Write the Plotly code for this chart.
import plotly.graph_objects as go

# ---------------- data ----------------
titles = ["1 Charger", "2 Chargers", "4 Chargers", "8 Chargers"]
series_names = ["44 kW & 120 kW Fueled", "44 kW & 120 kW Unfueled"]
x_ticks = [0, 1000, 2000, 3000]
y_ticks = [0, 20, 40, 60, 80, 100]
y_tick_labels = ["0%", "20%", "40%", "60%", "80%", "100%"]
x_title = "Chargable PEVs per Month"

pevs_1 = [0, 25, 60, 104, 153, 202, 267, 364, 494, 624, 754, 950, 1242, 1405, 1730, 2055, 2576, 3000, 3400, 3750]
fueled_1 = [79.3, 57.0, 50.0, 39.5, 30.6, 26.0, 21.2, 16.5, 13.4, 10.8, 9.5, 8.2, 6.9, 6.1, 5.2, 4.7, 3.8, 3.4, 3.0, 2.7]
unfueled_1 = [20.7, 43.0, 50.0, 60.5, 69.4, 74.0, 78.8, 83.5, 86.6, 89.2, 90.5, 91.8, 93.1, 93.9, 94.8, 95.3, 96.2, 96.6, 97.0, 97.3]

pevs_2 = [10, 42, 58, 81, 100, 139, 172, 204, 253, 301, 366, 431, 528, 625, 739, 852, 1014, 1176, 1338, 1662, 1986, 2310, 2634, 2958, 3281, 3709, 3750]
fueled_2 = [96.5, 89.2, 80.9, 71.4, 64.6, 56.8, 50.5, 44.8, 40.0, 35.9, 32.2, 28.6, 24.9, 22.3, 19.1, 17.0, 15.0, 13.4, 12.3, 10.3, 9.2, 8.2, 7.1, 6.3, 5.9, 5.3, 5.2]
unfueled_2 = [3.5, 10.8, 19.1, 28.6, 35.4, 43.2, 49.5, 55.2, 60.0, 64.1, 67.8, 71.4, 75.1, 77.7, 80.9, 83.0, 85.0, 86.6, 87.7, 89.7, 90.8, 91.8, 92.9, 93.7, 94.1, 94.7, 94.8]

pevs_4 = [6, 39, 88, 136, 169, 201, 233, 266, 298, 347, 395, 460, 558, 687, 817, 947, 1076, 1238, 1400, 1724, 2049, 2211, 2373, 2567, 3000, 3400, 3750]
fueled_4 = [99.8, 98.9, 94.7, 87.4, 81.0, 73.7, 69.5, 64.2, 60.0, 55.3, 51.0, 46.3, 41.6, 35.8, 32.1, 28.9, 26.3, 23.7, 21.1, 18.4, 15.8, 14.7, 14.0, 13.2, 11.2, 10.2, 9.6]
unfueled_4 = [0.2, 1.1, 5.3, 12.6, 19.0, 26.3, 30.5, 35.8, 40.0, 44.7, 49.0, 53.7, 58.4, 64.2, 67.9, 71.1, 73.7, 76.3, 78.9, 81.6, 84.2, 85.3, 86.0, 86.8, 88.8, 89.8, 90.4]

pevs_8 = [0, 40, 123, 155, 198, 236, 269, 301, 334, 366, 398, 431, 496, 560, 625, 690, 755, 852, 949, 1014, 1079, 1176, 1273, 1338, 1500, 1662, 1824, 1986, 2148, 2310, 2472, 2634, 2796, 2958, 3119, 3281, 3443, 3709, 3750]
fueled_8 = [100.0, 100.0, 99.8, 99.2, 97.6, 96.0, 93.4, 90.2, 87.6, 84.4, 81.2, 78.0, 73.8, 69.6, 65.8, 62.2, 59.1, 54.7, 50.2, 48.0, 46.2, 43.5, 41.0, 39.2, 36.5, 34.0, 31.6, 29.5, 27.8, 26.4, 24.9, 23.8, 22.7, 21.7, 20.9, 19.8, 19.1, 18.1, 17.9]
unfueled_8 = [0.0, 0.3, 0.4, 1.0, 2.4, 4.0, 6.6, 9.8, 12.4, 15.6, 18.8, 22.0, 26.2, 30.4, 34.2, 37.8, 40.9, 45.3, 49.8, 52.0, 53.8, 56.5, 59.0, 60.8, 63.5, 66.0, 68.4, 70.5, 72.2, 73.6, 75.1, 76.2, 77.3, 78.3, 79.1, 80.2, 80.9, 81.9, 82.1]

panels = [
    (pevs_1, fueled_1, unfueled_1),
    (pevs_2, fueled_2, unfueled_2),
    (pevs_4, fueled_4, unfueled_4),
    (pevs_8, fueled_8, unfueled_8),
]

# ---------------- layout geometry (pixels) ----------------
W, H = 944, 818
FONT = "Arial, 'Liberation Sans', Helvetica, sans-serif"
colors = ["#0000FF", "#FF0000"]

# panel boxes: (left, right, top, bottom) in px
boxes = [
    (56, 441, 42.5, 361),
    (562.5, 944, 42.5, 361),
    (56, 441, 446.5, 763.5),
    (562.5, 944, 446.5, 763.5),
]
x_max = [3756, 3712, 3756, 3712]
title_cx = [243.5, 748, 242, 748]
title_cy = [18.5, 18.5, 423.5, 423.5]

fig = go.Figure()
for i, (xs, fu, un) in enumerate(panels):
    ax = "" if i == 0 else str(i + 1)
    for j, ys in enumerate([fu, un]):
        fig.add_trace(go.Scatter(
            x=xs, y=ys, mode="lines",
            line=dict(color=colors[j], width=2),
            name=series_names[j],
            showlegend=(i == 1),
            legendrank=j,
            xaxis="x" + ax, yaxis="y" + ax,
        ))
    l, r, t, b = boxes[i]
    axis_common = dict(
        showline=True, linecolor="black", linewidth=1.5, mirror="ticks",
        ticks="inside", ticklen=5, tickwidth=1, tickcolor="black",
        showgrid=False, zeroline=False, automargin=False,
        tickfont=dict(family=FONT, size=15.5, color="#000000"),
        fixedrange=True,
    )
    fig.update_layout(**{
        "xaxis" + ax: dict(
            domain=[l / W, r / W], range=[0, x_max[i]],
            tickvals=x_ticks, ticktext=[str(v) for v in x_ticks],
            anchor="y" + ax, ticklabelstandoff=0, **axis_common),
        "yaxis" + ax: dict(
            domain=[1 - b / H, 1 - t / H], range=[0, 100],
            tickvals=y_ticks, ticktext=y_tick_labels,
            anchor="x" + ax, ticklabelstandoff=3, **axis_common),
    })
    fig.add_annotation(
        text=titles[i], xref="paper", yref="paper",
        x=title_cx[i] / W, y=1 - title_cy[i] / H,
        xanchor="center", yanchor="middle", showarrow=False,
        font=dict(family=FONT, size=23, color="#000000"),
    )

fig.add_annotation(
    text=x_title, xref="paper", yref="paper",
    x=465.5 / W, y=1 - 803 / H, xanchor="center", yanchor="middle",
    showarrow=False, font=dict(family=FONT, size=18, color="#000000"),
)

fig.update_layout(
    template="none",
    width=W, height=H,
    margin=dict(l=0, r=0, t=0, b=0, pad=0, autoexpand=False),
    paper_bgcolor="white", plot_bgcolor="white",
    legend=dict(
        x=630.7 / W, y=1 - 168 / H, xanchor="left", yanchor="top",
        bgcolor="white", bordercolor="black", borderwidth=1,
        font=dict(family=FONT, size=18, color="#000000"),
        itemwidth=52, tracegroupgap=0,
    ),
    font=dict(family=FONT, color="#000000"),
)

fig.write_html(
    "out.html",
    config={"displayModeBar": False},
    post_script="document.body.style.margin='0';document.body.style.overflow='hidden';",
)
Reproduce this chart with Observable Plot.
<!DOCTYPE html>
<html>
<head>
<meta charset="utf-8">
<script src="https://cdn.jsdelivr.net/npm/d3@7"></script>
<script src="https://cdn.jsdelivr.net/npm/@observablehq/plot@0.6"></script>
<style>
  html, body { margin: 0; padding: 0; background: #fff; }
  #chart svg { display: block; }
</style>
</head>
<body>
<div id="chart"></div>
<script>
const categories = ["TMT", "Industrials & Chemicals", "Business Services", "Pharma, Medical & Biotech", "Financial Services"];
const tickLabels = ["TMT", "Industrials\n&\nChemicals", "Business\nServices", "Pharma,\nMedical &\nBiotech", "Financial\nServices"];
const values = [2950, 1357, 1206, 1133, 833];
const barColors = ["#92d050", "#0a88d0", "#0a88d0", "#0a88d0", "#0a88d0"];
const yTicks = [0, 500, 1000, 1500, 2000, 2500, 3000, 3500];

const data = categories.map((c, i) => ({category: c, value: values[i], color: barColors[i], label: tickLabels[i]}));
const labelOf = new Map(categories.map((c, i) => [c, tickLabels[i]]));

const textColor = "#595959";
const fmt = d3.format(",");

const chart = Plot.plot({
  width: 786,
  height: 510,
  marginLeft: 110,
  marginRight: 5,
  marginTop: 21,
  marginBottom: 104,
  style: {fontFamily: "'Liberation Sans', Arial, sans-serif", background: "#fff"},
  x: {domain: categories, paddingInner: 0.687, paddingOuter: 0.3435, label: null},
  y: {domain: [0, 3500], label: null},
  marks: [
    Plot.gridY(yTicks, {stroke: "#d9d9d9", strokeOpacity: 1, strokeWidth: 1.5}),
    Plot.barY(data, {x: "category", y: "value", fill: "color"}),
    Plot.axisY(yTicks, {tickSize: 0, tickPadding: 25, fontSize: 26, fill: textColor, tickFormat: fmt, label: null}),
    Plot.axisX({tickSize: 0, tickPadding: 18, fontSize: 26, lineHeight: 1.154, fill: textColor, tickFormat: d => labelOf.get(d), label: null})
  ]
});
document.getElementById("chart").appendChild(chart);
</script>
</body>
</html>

------------------------

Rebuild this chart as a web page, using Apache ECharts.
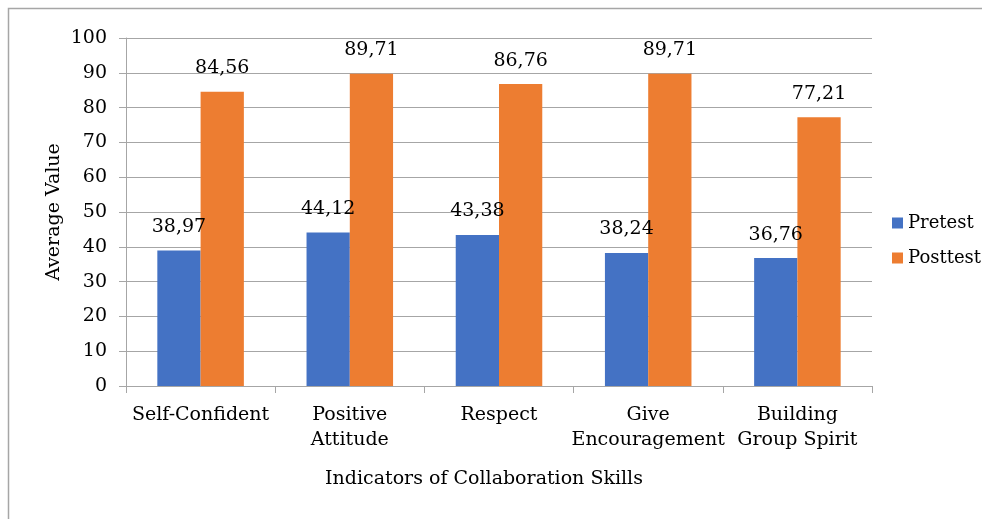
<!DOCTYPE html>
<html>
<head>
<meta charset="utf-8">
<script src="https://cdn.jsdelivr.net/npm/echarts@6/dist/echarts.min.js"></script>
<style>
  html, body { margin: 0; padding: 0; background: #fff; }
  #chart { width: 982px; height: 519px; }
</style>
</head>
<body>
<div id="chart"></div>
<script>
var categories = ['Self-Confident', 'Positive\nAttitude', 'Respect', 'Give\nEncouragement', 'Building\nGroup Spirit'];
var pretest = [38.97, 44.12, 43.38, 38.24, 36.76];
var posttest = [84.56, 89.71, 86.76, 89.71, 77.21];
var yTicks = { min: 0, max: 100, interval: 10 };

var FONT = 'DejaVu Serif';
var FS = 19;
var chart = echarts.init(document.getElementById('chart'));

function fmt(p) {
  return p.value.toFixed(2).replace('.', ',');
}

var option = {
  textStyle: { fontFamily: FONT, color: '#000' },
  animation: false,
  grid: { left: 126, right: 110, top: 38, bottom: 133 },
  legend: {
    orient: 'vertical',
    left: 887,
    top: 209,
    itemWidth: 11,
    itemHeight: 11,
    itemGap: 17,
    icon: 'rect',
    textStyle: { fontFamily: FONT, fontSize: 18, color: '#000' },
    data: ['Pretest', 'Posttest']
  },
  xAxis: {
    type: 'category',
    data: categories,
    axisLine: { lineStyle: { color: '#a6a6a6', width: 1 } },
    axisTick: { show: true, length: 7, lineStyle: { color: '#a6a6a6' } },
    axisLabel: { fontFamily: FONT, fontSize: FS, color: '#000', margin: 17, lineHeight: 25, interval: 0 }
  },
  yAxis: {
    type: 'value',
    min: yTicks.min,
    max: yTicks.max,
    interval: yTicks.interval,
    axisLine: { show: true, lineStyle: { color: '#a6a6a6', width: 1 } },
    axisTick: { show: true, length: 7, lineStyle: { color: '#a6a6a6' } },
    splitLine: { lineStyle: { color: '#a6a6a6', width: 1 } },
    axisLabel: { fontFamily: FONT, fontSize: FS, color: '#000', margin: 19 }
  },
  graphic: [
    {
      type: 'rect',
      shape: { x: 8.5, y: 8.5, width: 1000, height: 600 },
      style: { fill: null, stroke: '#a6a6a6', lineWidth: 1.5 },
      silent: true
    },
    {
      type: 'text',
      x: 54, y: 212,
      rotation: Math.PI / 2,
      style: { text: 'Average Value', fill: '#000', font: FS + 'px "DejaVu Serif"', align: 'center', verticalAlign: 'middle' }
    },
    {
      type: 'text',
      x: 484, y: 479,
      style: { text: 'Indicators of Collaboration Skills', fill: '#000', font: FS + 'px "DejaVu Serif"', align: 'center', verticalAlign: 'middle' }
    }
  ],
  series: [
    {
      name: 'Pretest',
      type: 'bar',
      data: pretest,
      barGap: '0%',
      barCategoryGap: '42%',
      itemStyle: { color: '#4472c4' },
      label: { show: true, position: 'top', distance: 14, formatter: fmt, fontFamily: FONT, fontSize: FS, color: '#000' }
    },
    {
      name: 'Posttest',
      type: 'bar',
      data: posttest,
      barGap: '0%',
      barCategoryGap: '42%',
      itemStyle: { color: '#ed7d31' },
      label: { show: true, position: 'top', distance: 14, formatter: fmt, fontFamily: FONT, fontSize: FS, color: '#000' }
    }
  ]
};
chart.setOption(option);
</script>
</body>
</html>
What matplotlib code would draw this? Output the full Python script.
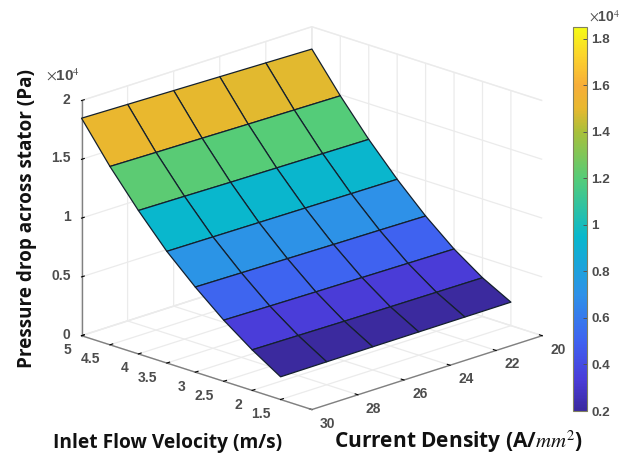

------------------------

◆ **REQUIREMENT**:
Each line from the one bearing "Write the Plotly code for this chart." through the one bearing "88.8, 89.8, 90.4]" is to be duplicated without change; all remaining lines are to be left out.

◆ **THE OUTPUT**:
Write the Plotly code for this chart.
import plotly.graph_objects as go

# ---------------- data ----------------
titles = ["1 Charger", "2 Chargers", "4 Chargers", "8 Chargers"]
series_names = ["44 kW & 120 kW Fueled", "44 kW & 120 kW Unfueled"]
x_ticks = [0, 1000, 2000, 3000]
y_ticks = [0, 20, 40, 60, 80, 100]
y_tick_labels = ["0%", "20%", "40%", "60%", "80%", "100%"]
x_title = "Chargable PEVs per Month"

pevs_1 = [0, 25, 60, 104, 153, 202, 267, 364, 494, 624, 754, 950, 1242, 1405, 1730, 2055, 2576, 3000, 3400, 3750]
fueled_1 = [79.3, 57.0, 50.0, 39.5, 30.6, 26.0, 21.2, 16.5, 13.4, 10.8, 9.5, 8.2, 6.9, 6.1, 5.2, 4.7, 3.8, 3.4, 3.0, 2.7]
unfueled_1 = [20.7, 43.0, 50.0, 60.5, 69.4, 74.0, 78.8, 83.5, 86.6, 89.2, 90.5, 91.8, 93.1, 93.9, 94.8, 95.3, 96.2, 96.6, 97.0, 97.3]

pevs_2 = [10, 42, 58, 81, 100, 139, 172, 204, 253, 301, 366, 431, 528, 625, 739, 852, 1014, 1176, 1338, 1662, 1986, 2310, 2634, 2958, 3281, 3709, 3750]
fueled_2 = [96.5, 89.2, 80.9, 71.4, 64.6, 56.8, 50.5, 44.8, 40.0, 35.9, 32.2, 28.6, 24.9, 22.3, 19.1, 17.0, 15.0, 13.4, 12.3, 10.3, 9.2, 8.2, 7.1, 6.3, 5.9, 5.3, 5.2]
unfueled_2 = [3.5, 10.8, 19.1, 28.6, 35.4, 43.2, 49.5, 55.2, 60.0, 64.1, 67.8, 71.4, 75.1, 77.7, 80.9, 83.0, 85.0, 86.6, 87.7, 89.7, 90.8, 91.8, 92.9, 93.7, 94.1, 94.7, 94.8]

pevs_4 = [6, 39, 88, 136, 169, 201, 233, 266, 298, 347, 395, 460, 558, 687, 817, 947, 1076, 1238, 1400, 1724, 2049, 2211, 2373, 2567, 3000, 3400, 3750]
fueled_4 = [99.8, 98.9, 94.7, 87.4, 81.0, 73.7, 69.5, 64.2, 60.0, 55.3, 51.0, 46.3, 41.6, 35.8, 32.1, 28.9, 26.3, 23.7, 21.1, 18.4, 15.8, 14.7, 14.0, 13.2, 11.2, 10.2, 9.6]
unfueled_4 = [0.2, 1.1, 5.3, 12.6, 19.0, 26.3, 30.5, 35.8, 40.0, 44.7, 49.0, 53.7, 58.4, 64.2, 67.9, 71.1, 73.7, 76.3, 78.9, 81.6, 84.2, 85.3, 86.0, 86.8, 88.8, 89.8, 90.4]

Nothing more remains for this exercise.